Le tableau frappe par son incroyable modernité. Incarnation, mort et salut concentrés dans une même mise en scène, dans un raccourci qui nous ébranle. Dans cet univers statique et clairement structuré, où les volumes sont synthétisés, le noir ouvre sur le vide, il donne la dimension cosmique de l'événement. Comme pour nous dire que sans l'incarnation, il n'y a pas de représentation possible du divin mais un abîme. Un trou noir. Un trou tellement vertigineux qu'il faut que l'arbre soit investi par la lettre, qui ouvre à la parole. Elle seule peut apprivoiser le néant. C'est par la parole que l'homme accède à cette forêt hostile.
Au-delà de l'impact violent de cette peinture, qui oppose lumière et ténèbres, fécondité et stérilité, un dialogue s'instaure qui veut bien en explorer son mystérieux message.

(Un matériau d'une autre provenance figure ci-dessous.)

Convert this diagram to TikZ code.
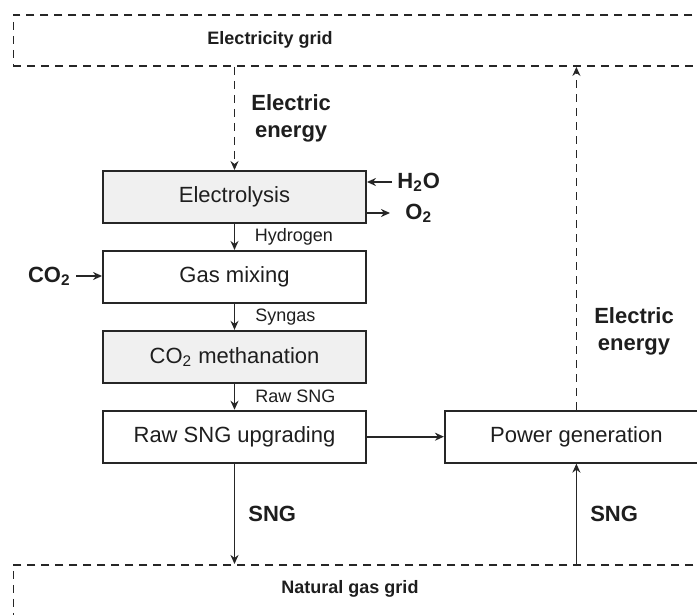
\documentclass[tikz,border=0pt]{standalone}
\usepackage{fontspec}
\setmainfont{Liberation Sans}
\usepackage{xcolor}
\definecolor{linecolor}{HTML}{262626}
\definecolor{textcolor}{HTML}{1E1E1E}
\definecolor{procfill}{HTML}{F0F0F0}
\usetikzlibrary{positioning,arrows.meta,calc}
\tikzset{
    process/.style={
        rectangle,
        draw=linecolor,
        fill=white,
        text=textcolor,
        minimum width=131.5pt,
        minimum height=26pt,
        line width=0.95pt,
        font=\fontsize{11}{13}\selectfont,
    },
    greyprocess/.style={
        process,
        fill=procfill,
    },
    gridbox/.style={
        rectangle,
        draw=linecolor,
        dashed,
        dash pattern=on 4pt off 3pt,
        line width=0.95pt,
        inner sep=0pt,
        anchor=north west,
    },
    gridlabel/.style={
        text=textcolor,
        font=\bfseries\fontsize{9}{11}\selectfont,
    },
    flow/.style={
        ->,
        >={Stealth[length=4.5pt,width=4pt]},
        line width=0.9pt,
        linecolor,
    },
    energy/.style={
        flow,
        dashed,
        dash pattern=on 4pt off 3pt,
    },
    stream/.style={
        text=textcolor,
        font=\fontsize{9}{11}\selectfont,
        anchor=west,
        inner sep=0pt,
    },
    boldlabel/.style={
        text=textcolor,
        font=\bfseries\fontsize{11}{13.5}\selectfont,
        align=center,
        inner sep=0pt,
    },
}
\begin{document}
\begin{tikzpicture}[x=0.5pt, y=-0.5pt]
    \clip (0,0) rectangle (697,615);
    % grids
    \node[gridbox, minimum width=374pt, minimum height=25.5pt] (elgrid) at (12.5,14) {};
    \node[gridlabel] (elgridtext) at (270,40) {Electricity grid};
    \node[gridbox, minimum width=374pt, minimum height=40pt] (gasgrid) at (12.5,564) {};
    \node[gridlabel] (gasgridtext) at (350,589) {Natural gas grid};

    % process chain
    \node[greyprocess] (electrolysis) at (234.5,197) {Electrolysis};
    \node[process, below=13pt of electrolysis] (mixing) {Gas mixing};
    \node[greyprocess, below=13pt of mixing] (methanation) {CO\textsubscript{2} methanation};
    \node[process, below=13pt of methanation] (upgrading) {Raw SNG upgrading};
    \node[process, right=38.5pt of upgrading] (powergen) {Power generation};

    \draw[flow] (electrolysis) -- node[stream, xshift=9.75pt] (hydrogenlbl) {Hydrogen} (mixing);
    \draw[flow] (mixing) -- node[stream, xshift=10pt] (syngaslbl) {Syngas} (methanation);
    \draw[flow] (methanation) -- node[stream, xshift=10pt] (rawsnglbl) {Raw SNG} (upgrading);
    \draw[flow] (upgrading) -- (powergen);

    % inputs and outputs
    \node[boldlabel, anchor=west] (h2o) at (397,182) {H\textsubscript{2}O};
    \node[boldlabel, anchor=west] (o2) at (405,213) {O\textsubscript{2}};
    \node[boldlabel, anchor=east] (co2) at (71,276) {CO\textsubscript{2}};
    \draw[flow] ([xshift=-2.5pt]h2o.west) -- (electrolysis.east |- h2o.west);
    \draw[flow] (electrolysis.east |- o2.west) -- ([xshift=-7.5pt]o2.west);
    \draw[flow] ([xshift=2.5pt]co2.east) -- (mixing.west |- co2.east);

    % grid connections
    \draw[energy] (electrolysis.north |- elgrid.south) -- node[boldlabel, anchor=west, xshift=8pt] (elecin) {Electric\\energy} (electrolysis.north);
    \draw[energy] (powergen.north) -- node[boldlabel, anchor=west, pos=0.23, xshift=8.5pt] (elecout) {Electric\\energy} (powergen.north |- elgrid.south);
    \draw[flow] (upgrading.south) -- node[boldlabel, anchor=west, xshift=6.5pt] (sngout) {SNG} (upgrading.south |- gasgrid.north);
    \draw[flow] (powergen.south |- gasgrid.north) -- node[boldlabel, anchor=west, xshift=6.5pt] (sngin) {SNG} (powergen.south);
\end{tikzpicture}
\end{document}
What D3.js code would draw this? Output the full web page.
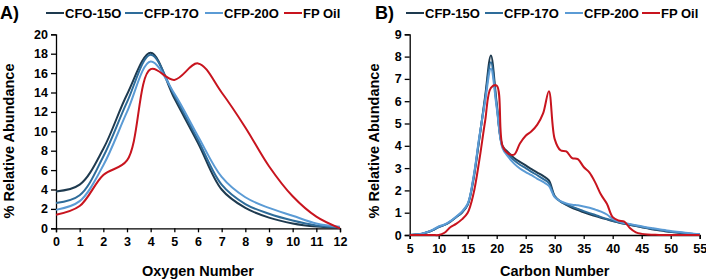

La Vierge à l'arbre sec ou Madone à l'arbre sec est un tableau du peintre primitif flamand Petrus Christus. Huile sur panneau de 17,4 cm × 12,4 cm, il est réalisé après 1462. Retrouvé au début du xxe siècle dans une collection belge, il a été attribuée à Petrus Christus par Grete Ring en 1919. Il est actuellement exposé au Musée Thyssen-Bornemisza, à Madrid.
Petrus Christus et son épouse intègrent, en 1462, la Confrérie Notre-Dame de l'Arbre Sec, une société religieuse basée à Bruges, engagée dans la charité et consacrée à l'Immaculée Conception de la Vierge. Selon une légende, la Vierge Marie et l'Enfant Jésus seraient apparus à Philippe le Bon, sur le tronc d'un arbre sec, avant une bataille contre les Français. Il aurait alors prié pour la victoire devant cette apparition qui lui était ainsi accordée. La Fraternité aurait été instituée en remerciement et pour la commémoration de cette victoire.
Sur un fond noir, en pleine lumière, une Vierge à l'Enfant apparaît, sertie de branches qui ont perdu toute sève. Dans son manteau rouge relevé d'une doublure verte, elle resplendit. L'enfant semble se tenir tout seul, en apesanteur dans des bras qui ne le contiennent pas, qui l'effleurent tout juste. Il est déjà séparé, aucun cordon ne le rattache à Marie. La main de la Vierge ne touche pas le pied de l'enfant. Le geste est arrêté comme si Petrus Christus, de façon délibérée, avait voulu en interrompre le rythme.
La Vierge, avec son front altier des Vierges flamandes, son visage juvénile, n'est guère représentée en tant que figure maternelle, ce qui se décide là semble lui échapper. Tout se joue ailleurs.
À la jonction des branches, au creux du tronc, la Vierge est littéralement greffée, verticalement, sur l'arbre mort. L'Enfant Jésus est bien le fruit de l'incise. Son rôle de Rédempteur est indiqué par le globe surmonté de la croix qu'il tient dans la main gauche. L'arbre sec de la chute métamorphosé en couronne d'épines insiste sur la déréliction.
Ce tableau illustre le verset du Prophète Ézéchiel (17.24) :
« Et tous les arbres des champs sauront que moi, l'éternel, j'ai abaissé l'arbre qui s'élevait et élevé l'arbre qui était abaissé, que j'ai desséché l'arbre vert et fait verdir l'arbre sec. Moi, l'éternel, j'ai parlé, et j'agirai. »
Marie rend la vie à l’arbre mort. Les quinze lettres « A » d'or suspendues aux branches sèches symbolisent la première lettre des paroles de l'archange Gabriel : Ave Maria – par qui le salut de l’homme commencera.
Marie porte un manteau rouge sang dont l’éclat est relevé par le vert complémentaire de la doublure et le noir du fond. En représentant Marie comme un bouton de rose dans un arbre mort, ce panneau se réfère aussi à la Confrérie Notre-Dame de l'Arbre Sec. Chaque année au cours d’un banquet, les femmes de la confrérie accueillaient les nouveaux membres en les aspergeant de quelques gouttes d’eau de rose. Le parfum de la rose était un symbole marial.